Unfortunately we don’t have just clean sections in this play. The lease position is not square that, but – what we’ve talked about is we’ve got an inventory of 1,800 wells to drill. So I think that may be the better approach just to look at it from that way, and that’s without Alliance.

David Snow – Energy Equities Inc.

Okay. I was just trying to get an idea of what’s in place, 150 to 200 –

Glenn Darden

Excuse me, that is with Alliance, the 1,800 wells to drill.

David Snow – Energy Equities Inc.

Okay. So the in-plays would be something (inaudible) 150 to 200 Bcf per section?

Glenn Darden

That varies from area to area, David, considerably. And that will vary with the thickness. Hood County is thinner. Tarrant County is thicker. And so the gas – and depending on the depth of burial, there are about five different criteria. We have 16 different type curves across the play.

David Snow – Energy Equities Inc.

Okay.

Glenn Darden

So I guess it’s a little complex to just answer it. One side doesn’t fit all.

David Snow – Energy Equities Inc.

You are in some of the thicker sections. So, are you having more to start with in-plays than that on average?

Phil Cook

No, I would think 150 Bcf per section is a pretty good number.

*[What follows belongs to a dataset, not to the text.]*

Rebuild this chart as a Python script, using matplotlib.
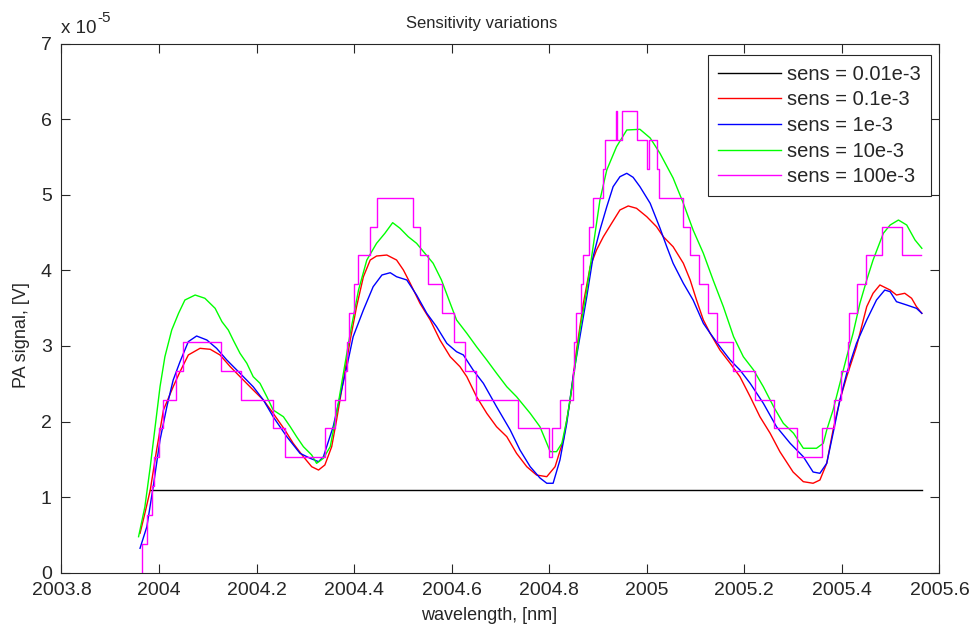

David Snow – Energy Equities Inc.

Yes. Okay, thank you very much.

Phil Cook

Thank you.

Glenn Darden

Thank you.

Operator

There are no further questions at this time. Are there any closing remarks?

Richard Buterbaugh

Yes. Thank you, Connie. Just as a reminder, a replay of this call will be available on the company's website for 30 days. Quicksilver will release our third quarter 2008 earnings on Wednesday, November 5, prior to market open. In addition, the members of the company’s Executive Management team will be making presentations at various investor meetings. Details regarding these presentations will also be available on our website at www.qrinc.com. Interested parties can listen to these presentations through the webcast links that will be available on this site. Thank you for your time and interest in Quicksilver this morning. This concludes our call.

Operator

This concludes today’s Quicksilver Resources second quarter earnings call. You may now disconnect.